Раньше газета нередко опережала читателей, вела их за собой. Теперь по некоторым позициям читатели оказывались впереди. К тому же она перестала быть лидером в газетном мире. Другие газеты, пробужденные изменившимся, изменяющимся временем — например, «Комсомольская правда»,— стали наступать «Литературке» на пятки.
Свою роль в этом отставании сыграл тот сокрушительный удар по руководству газеты, который в хамовато-ернической манере (долгое время она почему-то выдавалась за народную — считалось, что таким образом режут правду-матку) нанес на Втором съезде писателей Шолохов. «И чем меньше будет в редакциях газет и журналов робких Рюриковых, тем больше будет в печати смелых, принципиальных и до зарезу нужных литературных статей», — заявил он.

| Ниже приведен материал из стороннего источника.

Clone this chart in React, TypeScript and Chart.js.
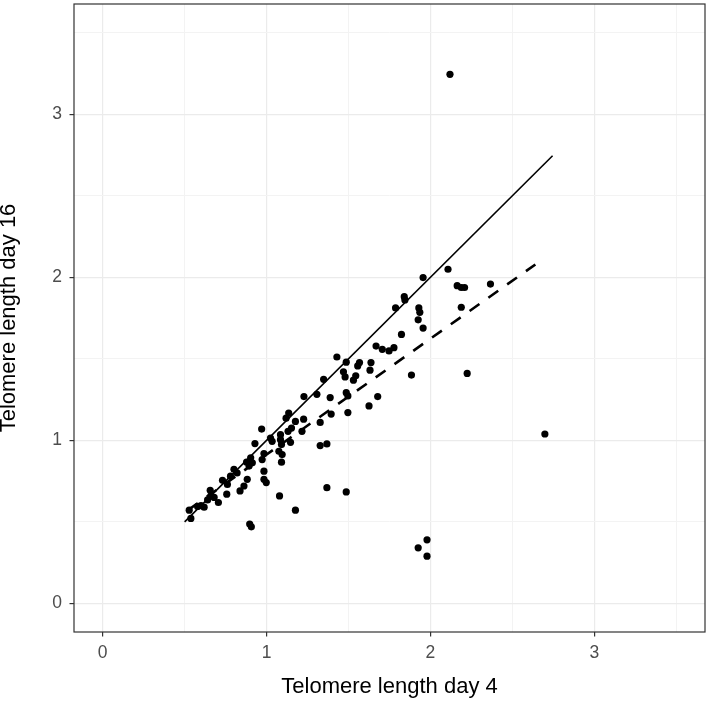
import React, { useEffect, useRef } from "react";
import { Chart, registerables } from "chart.js";

Chart.register(...registerables);

// Telomere length day 4 (x) and day 16 (y)
const day4 = [
  0.528, 0.538, 0.579, 0.619, 0.640, 0.656, 0.660, 0.706, 0.731, 0.761,
  0.757, 0.801, 0.838, 0.862, 0.882, 0.878, 0.680, 0.600, 0.780, 0.820,
  0.903, 0.913, 0.893, 0.929, 0.970, 0.984, 0.973, 0.984, 0.984, 0.998,
  1.024, 1.034, 1.085, 1.085, 1.091, 1.075, 1.095, 1.091, 1.146, 1.079,
  1.135, 1.119, 1.176, 1.226, 1.152, 1.131, 1.216, 1.228, 1.307, 1.327,
  1.327, 0.897, 0.907, 1.176, 1.368, 1.368, 1.486, 1.348, 1.388, 1.394,
  1.429, 1.486, 1.567, 1.556, 1.637, 1.631, 1.469, 1.479, 1.544, 1.530,
  1.486, 1.496, 1.678, 1.625, 1.496, 1.668, 1.706, 1.747, 1.777, 1.823,
  1.884, 2.224, 1.787, 1.840, 1.844, 1.929, 1.935, 1.925, 1.955, 1.955,
  2.107, 2.163, 2.188, 2.208, 2.366, 2.188, 2.698, 1.925, 1.979, 1.979,
  2.119,
];
const day16 = [
  0.572, 0.521, 0.595, 0.590, 0.635, 0.694, 0.659, 0.619, 0.755, 0.730,
  0.670, 0.822, 0.690, 0.720, 0.761, 0.866, 0.650, 0.600, 0.780, 0.800,
  0.893, 0.862, 0.842, 0.980, 1.069, 0.919, 0.882, 0.811, 0.761, 0.741,
  1.014, 0.994, 1.035, 1.004, 0.974, 0.933, 0.913, 0.866, 0.988, 0.659,
  1.167, 1.136, 1.116, 1.130, 1.075, 1.055, 1.055, 1.268, 1.282, 1.110,
  0.968, 0.487, 0.470, 0.572, 0.978, 0.710, 0.684, 1.374, 1.262, 1.161,
  1.511, 1.479, 1.477, 1.456, 1.477, 1.430, 1.420, 1.389, 1.396, 1.369,
  1.292, 1.272, 1.268, 1.211, 1.170, 1.578, 1.558, 1.548, 1.568, 1.649,
  1.400, 1.410, 1.812, 1.881, 1.861, 1.812, 1.785, 1.739, 1.688, 1.998,
  2.049, 1.948, 1.937, 1.937, 1.958, 1.816, 1.039, 0.341, 0.390, 0.290,
  3.244,
];

// identity line (solid) and fitted line (dashed)
const identityX = [0.5, 2.745];
const identityY = [0.5, 2.745];
const fitX = [0.52, 2.64];
const fitY = [0.572, 2.078];

const majorTicks = [0, 1, 2, 3];
const minorTicks = [0.5, 1.5, 2.5, 3.5];
const axisMin = -0.175;
const axisMax = 3.675;

const xTitle = "Telomere length day 4";
const yTitle = "Telomere length day 16";

const FONT = "'Liberation Sans', Arial, Helvetica, sans-serif";

const isMajor = (v: number) => majorTicks.includes(v);

const borderPlugin = {
  id: "panelBorder",
  afterDatasetsDraw(chart: any) {
    const { ctx, chartArea } = chart;
    ctx.save();
    ctx.strokeStyle = "#333333";
    ctx.lineWidth = 1.2;
    ctx.strokeRect(
      chartArea.left,
      chartArea.top,
      chartArea.right - chartArea.left,
      chartArea.bottom - chartArea.top
    );
    ctx.restore();
  },
};

export default function App() {
  const ref = useRef<HTMLCanvasElement | null>(null);

  useEffect(() => {
    if (!ref.current) return;
    const allTicks = [...majorTicks, ...minorTicks].sort((a, b) => a - b);
    const gridOpts = {
      drawOnChartArea: true,
      drawTicks: true,
      tickLength: 4.5,
      tickWidth: 1.2,
      color: (c: any) => (c.tick && isMajor(c.tick.value) ? "#EBEBEB" : "#F3F3F3"),
      lineWidth: (c: any) => (c.tick && isMajor(c.tick.value) ? 1.2 : 1),
      tickColor: (c: any) => (c.tick && isMajor(c.tick.value) ? "#333333" : "rgba(0,0,0,0)"),
    };
    const tickCb = (v: any) => (isMajor(Number(v)) ? String(v) : "");
    const chart = new Chart(ref.current, {
      type: "scatter",
      data: {
        datasets: [
          {
            label: "identity",
            type: "line",
            data: identityX.map((x, i) => ({ x, y: identityY[i] })),
            borderColor: "#000000",
            borderWidth: 1.6,
            pointRadius: 0,
            fill: false,
            order: 0,
          } as any,
          {
            label: "fit",
            type: "line",
            data: fitX.map((x, i) => ({ x, y: fitY[i] })),
            borderColor: "#000000",
            borderWidth: 2.6,
            borderDash: [12, 11],
            pointRadius: 0,
            fill: false,
            order: 0,
          } as any,
          {
            label: "samples",
            data: day4.map((x, i) => ({ x, y: day16[i] })),
            backgroundColor: "#000000",
            borderWidth: 0,
            pointRadius: 3.6,
            order: 1,
          },
        ],
      },
      options: {
        responsive: false,
        animation: false,
        devicePixelRatio: 1,
        layout: { padding: { top: 3, right: 2, left: 0, bottom: 0 } },
        plugins: {
          legend: { display: false },
          tooltip: { enabled: false },
        },
        scales: {
          x: {
            type: "linear",
            min: axisMin,
            max: axisMax,
            border: { display: false },
            grid: gridOpts as any,
            afterBuildTicks: (s: any) => {
              s.ticks = allTicks.map((v) => ({ value: v }));
            },
            afterFit: (s: any) => {
              s.height = 71;
              s.paddingLeft = 0;
              s.paddingRight = 0;
              s.paddingTop = 0;
              s.paddingBottom = 0;
            },
            ticks: {
              autoSkip: false,
              maxRotation: 0,
              padding: 6,
              color: "#4D4D4D",
              font: { family: FONT, size: 17.5 },
              callback: tickCb,
            },
            title: {
              display: true,
              text: xTitle,
              color: "#000000",
              font: { family: FONT, size: 22, lineHeight: 1.2 },
              padding: { top: 0, bottom: 2.8 },
            },
          },
          y: {
            type: "linear",
            min: axisMin,
            max: axisMax,
            border: { display: false },
            grid: gridOpts as any,
            afterBuildTicks: (s: any) => {
              s.ticks = allTicks.map((v) => ({ value: v }));
            },
            afterFit: (s: any) => {
              s.width = 74;
              s.paddingLeft = 0;
              s.paddingRight = 0;
              s.paddingTop = 0;
              s.paddingBottom = 0;
            },
            ticks: {
              autoSkip: false,
              padding: 7.5,
              color: "#4D4D4D",
              font: { family: FONT, size: 17.5 },
              callback: tickCb,
            },
            title: {
              display: true,
              text: yTitle,
              color: "#000000",
              font: { family: FONT, size: 22, lineHeight: 0.8 },
              padding: { top: 0, bottom: 0 },
            },
          },
        },
      },
      plugins: [borderPlugin],
    });
    return () => chart.destroy();
  }, []);

  return (
    <div style={{ position: "fixed", left: 0, top: 0, width: 709, height: 703, background: "#ffffff" }}>
      <canvas ref={ref} width={709} height={703} style={{ display: "block", width: 709, height: 703 }} />
    </div>
  );
}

Презрительно брошенное «робкий Рюриков» не означало, как может показаться нынче людям, не знающим тогдашней общественной и литературной обстановки, что Шолохов хотел видеть во главе «Литературки» по-настоящему смелого редактора, при котором газета станет мужественной защитницей суровой правды в литературе и выразителем начавшегося общественного пробуждения. Это был камуфляж, скрывавший групповые интересы, желание видеть во главе «Литературки» своего человека. И грозно прозвучавшее из уст Шолохова, имя которого было самым мощным способом воздействия на партийных бонз со Старой площади, обвинение — это было началом войны на уничтожение — толкало тех, кому оно было адресовано и кто прекрасно понимал его суть, конечно, не к смелости, а в противоположную сторону — к большей осмотрительности, к перестраховке. Еще и года не прошло после писательского съезда, как произошло то, чего так хотел и добивался Шолохов: Рюриков был снят и назначен новый главный редактор — Кочетов, который, надо полагать, соответствовал представлениям Шолохова о смелом, стоящем вне группировок, честном редакторе...
Тогда упорно говорили, что последним толчком для этого послужила история, связанная со все тем же выступлением Шолохова на съезде, оно было первым ходом в задуманной кадровой комбинации. В мае 1955 года Шолохову исполнилось пятьдесят лет. «Литературка» отметила эту дату с необыкновенным размахом и помпой: под шолоховские материалы был отдан полный разворот. «Гвоздем» разворота мы считали отзыв Алексея Толстого о последней книге «Тихого Дона», добытый в архиве Института мировой литературы имени Горького. Шутка сказать, один классик советской литературы пишет о другом.
Толстой высоко оценивал шолоховский роман: «Произведение Шолохова «Тихий Дон», 4-я часть, есть прежде всего произведение глубоко народное. Язык, образы, характеры, быт, эстетика, все это целиком от народа... Это выдвигает его роман в ряд первоклассных произведений русской литературы. Характеры Пантелея Прокофьевича и его внучонка Мишатки достойны отнесения к классическим образам. Это лучшие, наиболее удавшиеся лица в романе».
За это шолоховская партия в литературе уцепилась: как так, значит, Шолохову лучше всего удались не главные герои, а эпизодические персонажи? Не обесценивает ли это толстовские комплименты? И еще одно место отзыва было истолковано как скрытая мина, подложенная под «Тихий Дон». «Роман Шолохова,— писал Толстой,— это «Война и мир» в областном масштабе. Эго не умаляет его значения. Кстати сказать, кое-где чувствуется и прямая преемственность. Но эта преемственность органическая. Поскольку у Л. Толстого был шире кругозор, образование, знакомство с историей, постольку шире и могущественнее размах JI. Толстого». Эти слова об областном масштабе картин «Тихого Дона», об интеллектуальном превосходстве Льва Толстого были истолкованы Шолоховым или его окружением как оскорбление живого классика советской литературы, как злонамеренный выпад Рюрикова.